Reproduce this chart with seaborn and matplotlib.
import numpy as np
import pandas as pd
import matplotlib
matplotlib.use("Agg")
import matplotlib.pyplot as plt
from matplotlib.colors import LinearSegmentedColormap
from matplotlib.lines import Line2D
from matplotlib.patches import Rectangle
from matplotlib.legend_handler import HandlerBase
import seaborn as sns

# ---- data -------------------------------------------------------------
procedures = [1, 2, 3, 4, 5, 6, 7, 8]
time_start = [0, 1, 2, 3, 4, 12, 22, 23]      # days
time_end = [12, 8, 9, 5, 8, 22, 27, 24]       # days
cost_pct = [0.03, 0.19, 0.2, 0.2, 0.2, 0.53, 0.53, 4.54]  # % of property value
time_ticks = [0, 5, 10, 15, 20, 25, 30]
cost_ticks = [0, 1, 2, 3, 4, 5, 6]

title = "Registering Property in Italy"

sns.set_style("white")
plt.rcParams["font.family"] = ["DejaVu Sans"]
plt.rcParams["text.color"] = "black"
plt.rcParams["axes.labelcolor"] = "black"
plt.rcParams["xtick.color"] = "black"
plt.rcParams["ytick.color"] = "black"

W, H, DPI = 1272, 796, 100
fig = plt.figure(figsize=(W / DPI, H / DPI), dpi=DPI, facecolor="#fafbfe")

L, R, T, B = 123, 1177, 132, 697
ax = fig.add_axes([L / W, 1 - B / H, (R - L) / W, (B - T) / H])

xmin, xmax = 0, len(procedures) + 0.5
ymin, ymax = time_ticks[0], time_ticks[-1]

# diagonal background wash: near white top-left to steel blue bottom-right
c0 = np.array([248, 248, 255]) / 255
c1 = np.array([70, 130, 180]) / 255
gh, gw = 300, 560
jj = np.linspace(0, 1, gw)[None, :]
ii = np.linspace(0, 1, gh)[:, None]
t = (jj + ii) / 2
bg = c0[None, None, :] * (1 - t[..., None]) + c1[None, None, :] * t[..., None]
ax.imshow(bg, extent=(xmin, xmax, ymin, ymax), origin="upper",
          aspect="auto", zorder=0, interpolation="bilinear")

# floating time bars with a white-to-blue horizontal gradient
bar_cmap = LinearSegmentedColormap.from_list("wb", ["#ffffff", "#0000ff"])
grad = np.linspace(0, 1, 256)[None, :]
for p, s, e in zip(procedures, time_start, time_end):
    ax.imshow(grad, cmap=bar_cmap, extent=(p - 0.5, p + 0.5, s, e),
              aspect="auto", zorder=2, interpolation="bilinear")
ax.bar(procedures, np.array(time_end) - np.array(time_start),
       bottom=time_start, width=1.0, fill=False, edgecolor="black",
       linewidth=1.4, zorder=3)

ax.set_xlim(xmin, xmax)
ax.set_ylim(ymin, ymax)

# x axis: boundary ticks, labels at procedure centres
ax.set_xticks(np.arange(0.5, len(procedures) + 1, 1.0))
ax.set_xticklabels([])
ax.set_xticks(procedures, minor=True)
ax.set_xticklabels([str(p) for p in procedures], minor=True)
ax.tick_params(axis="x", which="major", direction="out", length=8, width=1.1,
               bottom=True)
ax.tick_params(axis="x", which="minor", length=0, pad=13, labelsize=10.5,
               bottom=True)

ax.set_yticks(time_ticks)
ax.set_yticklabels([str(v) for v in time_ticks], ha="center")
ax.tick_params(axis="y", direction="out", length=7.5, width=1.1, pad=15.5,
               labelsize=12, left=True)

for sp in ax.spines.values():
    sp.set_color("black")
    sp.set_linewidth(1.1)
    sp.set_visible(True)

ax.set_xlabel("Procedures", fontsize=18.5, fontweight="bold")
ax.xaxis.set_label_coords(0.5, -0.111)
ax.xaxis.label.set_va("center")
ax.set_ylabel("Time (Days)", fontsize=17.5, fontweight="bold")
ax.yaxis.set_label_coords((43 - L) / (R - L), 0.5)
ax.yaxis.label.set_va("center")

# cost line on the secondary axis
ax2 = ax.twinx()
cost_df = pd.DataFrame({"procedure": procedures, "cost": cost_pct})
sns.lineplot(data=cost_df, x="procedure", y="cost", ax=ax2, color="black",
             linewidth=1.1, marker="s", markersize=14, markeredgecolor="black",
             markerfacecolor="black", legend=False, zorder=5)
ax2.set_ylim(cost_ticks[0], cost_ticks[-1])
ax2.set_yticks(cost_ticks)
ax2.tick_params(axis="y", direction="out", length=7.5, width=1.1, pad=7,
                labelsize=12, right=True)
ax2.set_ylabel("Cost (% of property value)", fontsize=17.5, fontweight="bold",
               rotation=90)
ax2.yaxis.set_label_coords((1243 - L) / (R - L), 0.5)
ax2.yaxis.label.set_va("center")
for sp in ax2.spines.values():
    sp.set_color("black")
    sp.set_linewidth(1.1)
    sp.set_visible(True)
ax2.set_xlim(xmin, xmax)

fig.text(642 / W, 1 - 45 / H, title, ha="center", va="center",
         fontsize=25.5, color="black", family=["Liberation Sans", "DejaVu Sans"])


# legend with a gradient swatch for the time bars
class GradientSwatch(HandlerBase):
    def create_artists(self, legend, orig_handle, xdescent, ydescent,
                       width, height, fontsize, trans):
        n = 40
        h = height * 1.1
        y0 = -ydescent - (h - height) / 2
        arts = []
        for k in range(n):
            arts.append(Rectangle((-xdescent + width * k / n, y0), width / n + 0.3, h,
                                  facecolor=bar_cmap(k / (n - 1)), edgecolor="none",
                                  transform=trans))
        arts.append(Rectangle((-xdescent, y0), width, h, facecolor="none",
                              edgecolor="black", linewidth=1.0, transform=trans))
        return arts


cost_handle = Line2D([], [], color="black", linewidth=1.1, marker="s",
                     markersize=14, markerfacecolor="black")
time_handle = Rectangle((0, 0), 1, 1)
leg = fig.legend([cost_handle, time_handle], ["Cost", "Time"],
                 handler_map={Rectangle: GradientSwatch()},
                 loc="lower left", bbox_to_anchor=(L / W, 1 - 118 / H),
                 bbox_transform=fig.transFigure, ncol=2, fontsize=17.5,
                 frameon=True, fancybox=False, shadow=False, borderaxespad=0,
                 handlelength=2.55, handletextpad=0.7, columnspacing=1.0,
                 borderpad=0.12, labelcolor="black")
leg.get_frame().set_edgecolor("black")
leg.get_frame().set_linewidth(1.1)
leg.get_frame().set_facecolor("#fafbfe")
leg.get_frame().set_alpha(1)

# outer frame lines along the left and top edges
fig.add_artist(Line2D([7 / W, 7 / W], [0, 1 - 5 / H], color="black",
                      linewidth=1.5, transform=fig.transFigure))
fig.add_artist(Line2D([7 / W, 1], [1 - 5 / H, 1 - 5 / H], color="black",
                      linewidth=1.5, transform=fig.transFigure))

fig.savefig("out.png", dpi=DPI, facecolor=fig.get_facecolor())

════

- **Your objective**: Set down, exactly as written, each line of the data from its opening line through the one containing "ymin, ymax = time_ticks[0], time_ticks[-1]". Output nothing more.

- **Full output**:
Reproduce this chart with seaborn and matplotlib.
import numpy as np
import pandas as pd
import matplotlib
matplotlib.use("Agg")
import matplotlib.pyplot as plt
from matplotlib.colors import LinearSegmentedColormap
from matplotlib.lines import Line2D
from matplotlib.patches import Rectangle
from matplotlib.legend_handler import HandlerBase
import seaborn as sns

# ---- data -------------------------------------------------------------
procedures = [1, 2, 3, 4, 5, 6, 7, 8]
time_start = [0, 1, 2, 3, 4, 12, 22, 23]      # days
time_end = [12, 8, 9, 5, 8, 22, 27, 24]       # days
cost_pct = [0.03, 0.19, 0.2, 0.2, 0.2, 0.53, 0.53, 4.54]  # % of property value
time_ticks = [0, 5, 10, 15, 20, 25, 30]
cost_ticks = [0, 1, 2, 3, 4, 5, 6]

title = "Registering Property in Italy"

sns.set_style("white")
plt.rcParams["font.family"] = ["DejaVu Sans"]
plt.rcParams["text.color"] = "black"
plt.rcParams["axes.labelcolor"] = "black"
plt.rcParams["xtick.color"] = "black"
plt.rcParams["ytick.color"] = "black"

W, H, DPI = 1272, 796, 100
fig = plt.figure(figsize=(W / DPI, H / DPI), dpi=DPI, facecolor="#fafbfe")

L, R, T, B = 123, 1177, 132, 697
ax = fig.add_axes([L / W, 1 - B / H, (R - L) / W, (B - T) / H])

xmin, xmax = 0, len(procedures) + 0.5
ymin, ymax = time_ticks[0], time_ticks[-1]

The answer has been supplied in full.